YOUR GOAL:
Repeat the material verbatim and drop the pictures.

DATA:
○ ○ ○ ○ ○ ○ ○
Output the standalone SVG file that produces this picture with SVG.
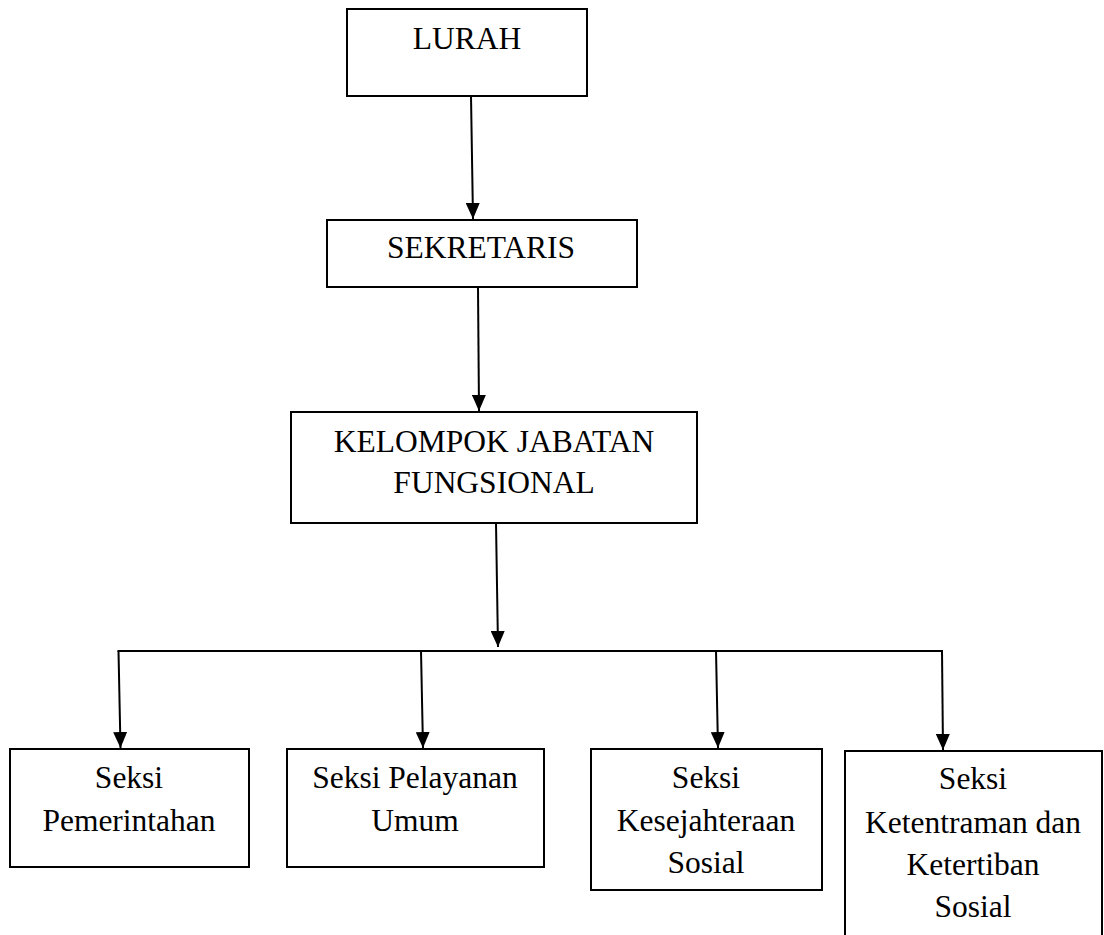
<svg xmlns="http://www.w3.org/2000/svg" width="1104" height="935" viewBox="0 0 1104 935">
<style>
.box{fill:#fff;stroke:#000;stroke-width:2}
.t{font-family:"Liberation Serif","Times New Roman",serif;font-size:31.5px;fill:#000;text-anchor:middle}
.c{fill:none;stroke:#000;stroke-width:2}
</style>
<defs>
<marker id="ah" viewBox="0 0 16 14" refX="16" refY="7" markerWidth="16" markerHeight="14" markerUnits="userSpaceOnUse" orient="auto">
<path d="M0,0 L16,7 L0,14 z" fill="#000"/>
</marker>
</defs>
<rect width="1104" height="935" fill="#fff"/>
<g id="lurah"><rect class="box" x="347" y="9" width="240" height="87"/><text class="t" x="467" y="49">LURAH</text></g>
<g id="sekretaris"><rect class="box" x="327" y="220" width="310" height="67"/><text class="t" x="481" y="258">SEKRETARIS</text></g>
<g id="kelompok"><rect class="box" x="291" y="412" width="406" height="111"/><text class="t" x="494" y="452">KELOMPOK JABATAN</text><text class="t" x="494" y="493">FUNGSIONAL</text></g>
<g id="pemerintahan"><rect class="box" x="10" y="749" width="239" height="118"/><text class="t" x="129" y="788">Seksi</text><text class="t" x="129" y="831">Pemerintahan</text></g>
<g id="pelayanan"><rect class="box" x="287" y="749" width="257" height="118"/><text class="t" x="415" y="788">Seksi Pelayanan</text><text class="t" x="415" y="831">Umum</text></g>
<g id="kesejahteraan"><rect class="box" x="591" y="749" width="231" height="141"/><text class="t" x="706" y="788">Seksi</text><text class="t" x="706" y="831">Kesejahteraan</text><text class="t" x="706" y="873">Sosial</text></g>
<g id="ketentraman"><rect class="box" x="845" y="751" width="257" height="200"/><text class="t" x="973" y="789">Seksi</text><text class="t" x="973" y="833">Ketentraman dan</text><text class="t" x="973" y="875">Ketertiban</text><text class="t" x="973" y="917">Sosial</text></g>
<g id="connectors">
<line class="c" x1="471" y1="96" x2="473" y2="219" marker-end="url(#ah)"/>
<line class="c" x1="478" y1="287" x2="479" y2="411" marker-end="url(#ah)"/>
<line class="c" x1="496" y1="523" x2="498" y2="647" marker-end="url(#ah)"/>
<line class="c" x1="117.5" y1="651" x2="943" y2="651"/>
<line class="c" x1="118.5" y1="651" x2="120.5" y2="748" marker-end="url(#ah)"/>
<line class="c" x1="421" y1="651" x2="423" y2="748" marker-end="url(#ah)"/>
<line class="c" x1="716" y1="651" x2="718" y2="748" marker-end="url(#ah)"/>
<line class="c" x1="942" y1="651" x2="943" y2="750" marker-end="url(#ah)"/>
</g>
</svg>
○ ○ ○ ○ ○ ○ ○
SOLUTION TO THIS PROBLEM:
Output the standalone SVG file that produces this picture with SVG.
<svg xmlns="http://www.w3.org/2000/svg" width="1104" height="935" viewBox="0 0 1104 935">
<style>
.box{fill:#fff;stroke:#000;stroke-width:2}
.t{font-family:"Liberation Serif","Times New Roman",serif;font-size:31.5px;fill:#000;text-anchor:middle}
.c{fill:none;stroke:#000;stroke-width:2}
</style>
<defs>
<marker id="ah" viewBox="0 0 16 14" refX="16" refY="7" markerWidth="16" markerHeight="14" markerUnits="userSpaceOnUse" orient="auto">
<path d="M0,0 L16,7 L0,14 z" fill="#000"/>
</marker>
</defs>
<rect width="1104" height="935" fill="#fff"/>
<g id="lurah"><rect class="box" x="347" y="9" width="240" height="87"/><text class="t" x="467" y="49">LURAH</text></g>
<g id="sekretaris"><rect class="box" x="327" y="220" width="310" height="67"/><text class="t" x="481" y="258">SEKRETARIS</text></g>
<g id="kelompok"><rect class="box" x="291" y="412" width="406" height="111"/><text class="t" x="494" y="452">KELOMPOK JABATAN</text><text class="t" x="494" y="493">FUNGSIONAL</text></g>
<g id="pemerintahan"><rect class="box" x="10" y="749" width="239" height="118"/><text class="t" x="129" y="788">Seksi</text><text class="t" x="129" y="831">Pemerintahan</text></g>
<g id="pelayanan"><rect class="box" x="287" y="749" width="257" height="118"/><text class="t" x="415" y="788">Seksi Pelayanan</text><text class="t" x="415" y="831">Umum</text></g>
<g id="kesejahteraan"><rect class="box" x="591" y="749" width="231" height="141"/><text class="t" x="706" y="788">Seksi</text><text class="t" x="706" y="831">Kesejahteraan</text><text class="t" x="706" y="873">Sosial</text></g>
<g id="ketentraman"><rect class="box" x="845" y="751" width="257" height="200"/><text class="t" x="973" y="789">Seksi</text><text class="t" x="973" y="833">Ketentraman dan</text><text class="t" x="973" y="875">Ketertiban</text><text class="t" x="973" y="917">Sosial</text></g>
<g id="connectors">
<line class="c" x1="471" y1="96" x2="473" y2="219" marker-end="url(#ah)"/>
<line class="c" x1="478" y1="287" x2="479" y2="411" marker-end="url(#ah)"/>
<line class="c" x1="496" y1="523" x2="498" y2="647" marker-end="url(#ah)"/>
<line class="c" x1="117.5" y1="651" x2="943" y2="651"/>
<line class="c" x1="118.5" y1="651" x2="120.5" y2="748" marker-end="url(#ah)"/>
<line class="c" x1="421" y1="651" x2="423" y2="748" marker-end="url(#ah)"/>
<line class="c" x1="716" y1="651" x2="718" y2="748" marker-end="url(#ah)"/>
<line class="c" x1="942" y1="651" x2="943" y2="750" marker-end="url(#ah)"/>
</g>
</svg>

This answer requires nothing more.